The amount of food wasted in America is disturbingly high. Around 40 percent of the U.S. food supply is thrown away unused every year due, in part, to confusing food date labeling. More than 90 percent of Americans have thrown out food prior to its actual expiration date. Recently, a push has been made to reduce the amount of food that grocery stores are disposing of by repurposing it in cheap prepared meals or donating it to food banks. At home, consumers can reduce food waste by learning the truth about “use by” date labeling.
According to a Harvard Food Law and Policy Clinic study on waste associated with food date labeling, food dating emerged in the 1970s due to consumer demand. Americans were starting to produce less of their own food and purchasing more processed grocery store products, but there were no standards for indicating how long the food products could be safely consumed. Consumers pushed for a uniform, regulated food-dating system.

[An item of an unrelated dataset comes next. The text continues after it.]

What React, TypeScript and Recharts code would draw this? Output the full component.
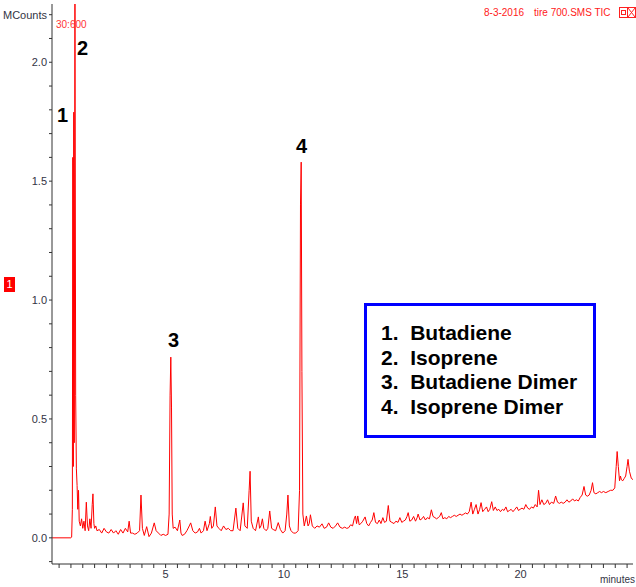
import React from "react";
import { LineChart, Line, XAxis, YAxis, ReferenceDot } from "recharts";

// retention time (minutes), intensity (MCounts)
const trace: [number, number][] = [
  [0.2, 0], [1.0, 0], [1.03, 0.003], [1.06, 0.12], [1.08, 1.6], [1.1, 0.3], [1.12, 1.79], [1.14, 0.4],
  [1.17, 2.26], [1.2, 0.6], [1.23, 0.29], [1.26, 0.22], [1.29, 0.12], [1.32, 0.2], [1.35, 0.07], [1.4, 0.05],
  [1.45, 0.08], [1.5, 0.04], [1.55, 0.07], [1.6, 0.03], [1.65, 0.15], [1.7, 0.05], [1.75, 0.03], [1.8, 0.08],
  [1.85, 0.04], [1.9, 0.14], [1.93, 0.185], [1.97, 0.06], [2.0, 0.04], [2.05, 0.05], [2.1, 0.03], [2.2, 0.035],
  [2.3, 0.02], [2.4, 0.04], [2.5, 0.025], [2.6, 0.02], [2.7, 0.035], [2.8, 0.02], [2.9, 0.03], [3.0, 0.015],
  [3.1, 0.035], [3.2, 0.02], [3.3, 0.04], [3.4, 0.025], [3.46, 0.07], [3.52, 0.02], [3.6, 0.02], [3.7, 0.015],
  [3.8, 0.02], [3.9, 0.03], [3.96, 0.18], [4.02, 0.04], [4.1, 0.01], [4.2, 0.047], [4.3, 0.005], [4.4, 0.02],
  [4.52, 0.063], [4.6, 0.03], [4.7, 0.02], [4.8, 0.01], [4.9, 0.015], [5.0, 0.01], [5.1, 0.015], [5.15, 0.1],
  [5.19, 0.6], [5.22, 0.76], [5.25, 0.55], [5.28, 0.1], [5.32, 0.04], [5.4, 0.045], [5.5, 0.03], [5.6, 0.075],
  [5.65, 0.02], [5.7, 0.01], [5.8, 0.015], [5.9, 0.03], [6.0, 0.05], [6.06, 0.063], [6.15, 0.03], [6.25, 0.02],
  [6.35, 0.025], [6.43, 0.04], [6.5, 0.02], [6.6, 0.03], [6.67, 0.07], [6.75, 0.03], [6.85, 0.06], [6.89, 0.09],
  [6.95, 0.04], [7.02, 0.05], [7.1, 0.13], [7.17, 0.05], [7.25, 0.04], [7.35, 0.03], [7.45, 0.05], [7.55, 0.035],
  [7.65, 0.04], [7.75, 0.03], [7.85, 0.03], [7.97, 0.125], [8.05, 0.04], [8.15, 0.03], [8.28, 0.147], [8.35, 0.05],
  [8.45, 0.04], [8.53, 0.2], [8.57, 0.28], [8.62, 0.07], [8.7, 0.04], [8.8, 0.03], [8.92, 0.088], [8.97, 0.04],
  [9.03, 0.05], [9.09, 0.08], [9.15, 0.04], [9.25, 0.03], [9.32, 0.04], [9.4, 0.113], [9.48, 0.04], [9.55, 0.035],
  [9.65, 0.03], [9.76, 0.064], [9.85, 0.035], [9.95, 0.02], [10.05, 0.03], [10.12, 0.1], [10.17, 0.18], [10.23, 0.05],
  [10.3, 0.03], [10.4, 0.02], [10.5, 0.02], [10.6, 0.03], [10.66, 0.2], [10.7, 1.4], [10.73, 1.58], [10.76, 0.7],
  [10.8, 0.1], [10.86, 0.05], [10.95, 0.092], [11.02, 0.05], [11.07, 0.06], [11.12, 0.097], [11.2, 0.05], [11.3, 0.04],
  [11.4, 0.05], [11.5, 0.045], [11.61, 0.059], [11.7, 0.04], [11.8, 0.045], [11.89, 0.063], [11.98, 0.045], [12.08, 0.04],
  [12.18, 0.05], [12.27, 0.063], [12.37, 0.045], [12.47, 0.04], [12.57, 0.045], [12.65, 0.04], [12.73, 0.042], [12.82, 0.055],
  [12.9, 0.05], [12.97, 0.08], [13.02, 0.092], [13.07, 0.06], [13.12, 0.092], [13.18, 0.055], [13.25, 0.06], [13.33, 0.07],
  [13.43, 0.088], [13.5, 0.06], [13.58, 0.05], [13.66, 0.065], [13.73, 0.075], [13.8, 0.106], [13.87, 0.065], [13.95, 0.06],
  [14.03, 0.075], [14.1, 0.06], [14.18, 0.085], [14.25, 0.065], [14.33, 0.07], [14.41, 0.136], [14.48, 0.07], [14.56, 0.065],
  [14.65, 0.06], [14.73, 0.07], [14.82, 0.065], [14.9, 0.085], [14.98, 0.065], [15.05, 0.07], [15.13, 0.075], [15.2, 0.09],
  [15.25, 0.106], [15.32, 0.07], [15.4, 0.075], [15.48, 0.09], [15.56, 0.07], [15.63, 0.085], [15.67, 0.1], [15.75, 0.075],
  [15.83, 0.08], [15.9, 0.09], [15.98, 0.075], [16.06, 0.085], [16.15, 0.08], [16.23, 0.118], [16.3, 0.09], [16.38, 0.085],
  [16.45, 0.08], [16.52, 0.085], [16.58, 0.09], [16.65, 0.106], [16.72, 0.08], [16.8, 0.085], [16.88, 0.08], [16.96, 0.09],
  [17.04, 0.085], [17.12, 0.09], [17.2, 0.095], [17.28, 0.09], [17.36, 0.095], [17.44, 0.1], [17.52, 0.095], [17.6, 0.1],
  [17.68, 0.105], [17.75, 0.1], [17.83, 0.11], [17.91, 0.15], [17.98, 0.1], [18.05, 0.12], [18.12, 0.14], [18.2, 0.1],
  [18.27, 0.12], [18.33, 0.148], [18.4, 0.11], [18.48, 0.12], [18.56, 0.13], [18.63, 0.11], [18.7, 0.12], [18.78, 0.152],
  [18.85, 0.115], [18.93, 0.13], [19.0, 0.115], [19.08, 0.12], [19.15, 0.11], [19.23, 0.12], [19.3, 0.115], [19.38, 0.13],
  [19.45, 0.11], [19.53, 0.115], [19.6, 0.12], [19.68, 0.11], [19.76, 0.12], [19.84, 0.13], [19.91, 0.115], [19.98, 0.12],
  [20.06, 0.125], [20.14, 0.12], [20.22, 0.14], [20.3, 0.125], [20.38, 0.12], [20.46, 0.13], [20.54, 0.125], [20.62, 0.14],
  [20.7, 0.13], [20.76, 0.2], [20.82, 0.14], [20.9, 0.16], [20.98, 0.14], [21.06, 0.145], [21.14, 0.16], [21.22, 0.14],
  [21.3, 0.15], [21.4, 0.145], [21.48, 0.176], [21.56, 0.15], [21.64, 0.145], [21.72, 0.15], [21.8, 0.145], [21.88, 0.15],
  [21.96, 0.16], [22.04, 0.15], [22.12, 0.155], [22.2, 0.164], [22.28, 0.155], [22.36, 0.16], [22.44, 0.155], [22.52, 0.17],
  [22.6, 0.18], [22.68, 0.216], [22.75, 0.18], [22.82, 0.175], [22.9, 0.18], [22.98, 0.2], [23.04, 0.232], [23.1, 0.19],
  [23.18, 0.185], [23.26, 0.19], [23.34, 0.195], [23.42, 0.19], [23.5, 0.195], [23.6, 0.19], [23.7, 0.195], [23.8, 0.2],
  [23.9, 0.2], [23.98, 0.21], [24.04, 0.3], [24.08, 0.363], [24.13, 0.3], [24.18, 0.24], [24.22, 0.26], [24.26, 0.244],
  [24.32, 0.24], [24.38, 0.25], [24.44, 0.26], [24.5, 0.3], [24.54, 0.33], [24.6, 0.28], [24.68, 0.25], [24.75, 0.245],
];

const xTicks = [0.5, 1, 1.5, 2, 2.5, 3, 3.5, 4, 4.5, 5, 5.5, 6, 6.5, 7, 7.5, 8, 8.5, 9, 9.5, 10, 10.5, 11, 11.5, 12, 12.5,
  13, 13.5, 14, 14.5, 15, 15.5, 16, 16.5, 17, 17.5, 18, 18.5, 19, 19.5, 20, 20.5, 21, 21.5, 22, 22.5, 23, 23.5, 24, 24.5];
const xLabels = [5, 10, 15, 20];
const yTicks = [-0.1, 0, 0.1, 0.2, 0.3, 0.4, 0.5, 0.6, 0.7, 0.8, 0.9, 1.0, 1.1, 1.2, 1.3, 1.4, 1.5, 1.6, 1.7, 1.8, 1.9, 2.0, 2.1, 2.2];
const yLabels: Record<string, string> = { "0": "0.0", "0.5": "0.5", "1": "1.0", "1.5": "1.5", "2": "2.0", "2.2": "MCounts" };

const peakLabels = [
  { t: 0.65, v: 1.777, label: "1" },
  { t: 1.49, v: 2.06, label: "2" },
  { t: 5.34, v: 0.83, label: "3" },
  { t: 10.74, v: 1.647, label: "4" },
];
const compounds = ["Butadiene", "Isoprene", "Butadiene Dimer", "Isoprene Dimer"];

const data = trace.map(([t, v]) => ({ t, v }));
const FONT = "Arial, 'Liberation Sans', sans-serif";
const AXIS = "#333333";

const XTick = (props: any) => {
  const { x, y, payload } = props;
  if (!xLabels.includes(payload.value)) return <g />;
  return (
    <text x={x} y={y} dy={8} textAnchor="middle" fontSize={11} fontFamily={FONT} fill="#333344">
      {payload.value}
    </text>
  );
};

const YTick = (props: any) => {
  const { x, y, payload } = props;
  const key = String(Math.round(payload.value * 10) / 10);
  const lab = yLabels[key];
  if (!lab) return <g />;
  return (
    <text x={x} y={y} dy={4} textAnchor="end" fontSize={11} fontFamily={FONT} fill="#333344">
      {lab}
    </text>
  );
};

const PeakLabel = (props: any) => {
  const { viewBox, value } = props;
  const cx = viewBox.x + (viewBox.width || 0) / 2;
  const cy = viewBox.y + (viewBox.height || 0) / 2;
  return (
    <text x={cx} y={cy} dy={7} textAnchor="middle" fontSize={20} fontWeight="bold" fontFamily={FONT} fill="#000">
      {value}
    </text>
  );
};

export default function App() {
  return (
    <div style={{ position: "absolute", left: 0, top: 0, width: 636, height: 587, background: "#fff", fontFamily: FONT, overflow: "hidden" }}>
      <LineChart width={636} height={587} data={data} margin={{ top: 4, right: 0, left: 0, bottom: 0 }}>
        <XAxis
          dataKey="t"
          type="number"
          domain={[0.2, 24.75]}
          allowDataOverflow
          ticks={xTicks}
          interval={0}
          tick={<XTick />}
          tickSize={4}
          tickMargin={2}
          height={23}
          axisLine={{ stroke: AXIS }}
          tickLine={{ stroke: AXIS }}
        />
        <YAxis
          yAxisId="left"
          type="number"
          domain={[-0.11, 2.245]}
          allowDataOverflow
          ticks={yTicks}
          interval={0}
          tick={<YTick />}
          tickSize={3}
          tickMargin={2}
          width={52}
          axisLine={{ stroke: AXIS }}
          tickLine={{ stroke: AXIS }}
        />
        <YAxis
          yAxisId="right"
          orientation="right"
          type="number"
          domain={[-0.11, 2.245]}
          allowDataOverflow
          ticks={yTicks}
          interval={0}
          tick={false}
          tickSize={3}
          width={3}
          axisLine={false}
          tickLine={{ stroke: AXIS }}
        />
        <Line
          yAxisId="left"
          type="linear"
          dataKey="v"
          stroke="#ff0000"
          strokeWidth={1}
          dot={false}
          isAnimationActive={false}
        />
        {peakLabels.map((p) => (
          <ReferenceDot
            key={p.label}
            yAxisId="left"
            x={p.t}
            y={p.v}
            r={0}
            fill="none"
            stroke="none"
            label={<PeakLabel value={p.label} />}
          />
        ))}
      </LineChart>

      {/* header texts */}
      <div style={{ position: "absolute", left: 56, top: 19, fontSize: 10, color: "#ff3333", fontFamily: FONT }}>30:600</div>
      <div style={{ position: "absolute", left: 484, top: 7, fontSize: 10, color: "#ff2020", fontFamily: FONT, whiteSpace: "pre" }}>
        8-3-2016
      </div>
      <div style={{ position: "absolute", left: 534, top: 7, fontSize: 10, color: "#ff2020", fontFamily: FONT, whiteSpace: "pre" }}>
        tire 700.SMS TIC
      </div>
      <svg style={{ position: "absolute", left: 619, top: 7 }} width={17} height={12}>
        <rect x={0.5} y={0.5} width={8} height={10} fill="none" stroke="#ff2020" />
        <rect x={2.5} y={3.5} width={4} height={4} fill="none" stroke="#ff2020" />
        <rect x={8.5} y={0.5} width={8} height={10} fill="none" stroke="#ff2020" />
        <line x1={9} y1={1} x2={16} y2={10} stroke="#ff2020" />
        <line x1={16} y1={1} x2={9} y2={10} stroke="#ff2020" />
      </svg>
      <div style={{ position: "absolute", left: 4, top: 277, width: 11, height: 15, background: "#ff0000", color: "#fff", fontSize: 11, lineHeight: "15px", textAlign: "center", fontFamily: FONT }}>1</div>
      <div style={{ position: "absolute", right: 1, top: 574, fontSize: 10, color: "#333344", fontFamily: FONT }}>minutes</div>

      {/* legend box */}
      <div
        style={{
          position: "absolute",
          left: 364,
          top: 303,
          width: 226,
          height: 129,
          border: "3px solid #0000ff",
          background: "#fff",
          boxSizing: "content-box",
        }}
      >
        {compounds.map((c, i) => (
          <div
            key={c}
            style={{
              position: "absolute",
              left: 14,
              top: 15 + i * 24.5,
              fontSize: 21,
              fontWeight: "bold",
              fontFamily: FONT,
              color: "#000",
              whiteSpace: "pre",
              lineHeight: "24px",
            }}
          >
            {`${i + 1}.  ${c}`}
          </div>
        ))}
      </div>
    </div>
  );
}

Unfortunately, food date labeling was never a priority to Congress, which failed to pass federally regulated guidelines indicating an expiration date for various foods. It was decided that food dating wasn’t an issue of public health and thus didn’t need to be federally regulated. Instead, states took this issue into their own hands, providing Americans with a patchwork quilt of laws across the United States that engaged dating terms such as “use by,” “best by,” and “sell by.” Today, food dating regulations exist mainly at the state level, with some at the local level, in 41 states. Baby formula remains the only federally-regulated food dated product because necessary nutrients and potency are lost as time progresses.
Not only are the current regulations confusing and incongruent, but their purpose is overwhelmingly misunderstood and assumed to be an “expiration date.” In reality, the purpose of food date labels is to ensure that products are eaten at their peak quality, not to determine when the product is no longer safe to consume. Therein originates the problem of food waste. It’s actually quite uncommon to get sick from foods that are past their use by/sell by dates, as it is not a measure of food safety but instead a measure of peak freshness. In most cases, smell and sight are good indicators that a food has turned. If you’re still not sure, the Internet has some great resources (like foodsafety.gov), which could aid in the decision-making process.
Both “use by” and “best by” dates are intended for consumer use to specify a time at which the peak freshness of a product begins to deteriorate. These dates say nothing about whether the food is safe to eat or not; they are created by the manufacturer strictly for food quality purposes. “Sell by” dates are a tool for manufacturers and sellers to determine proper turnover of a product. At one time, “sell by” dates were coded so the consumer didn’t know what the label meant, but when the movement for better labeling began in the 1970’s many grocers voluntarily adopted the practice of transparently labeling “sell by” dates because it was what consumers wanted.
Today “sell by” dates can prove to be more confusing than helpful, causing unnecessary food waste as many consumers assume foods past the “sell by” date have gone bad. A need for federally regulated food expiration dates still exists, but, in the meantime, consumers should know that their own senses and some light Internet research might be the best determinant of whether foods are fit to eat or if they really do need to be tossed.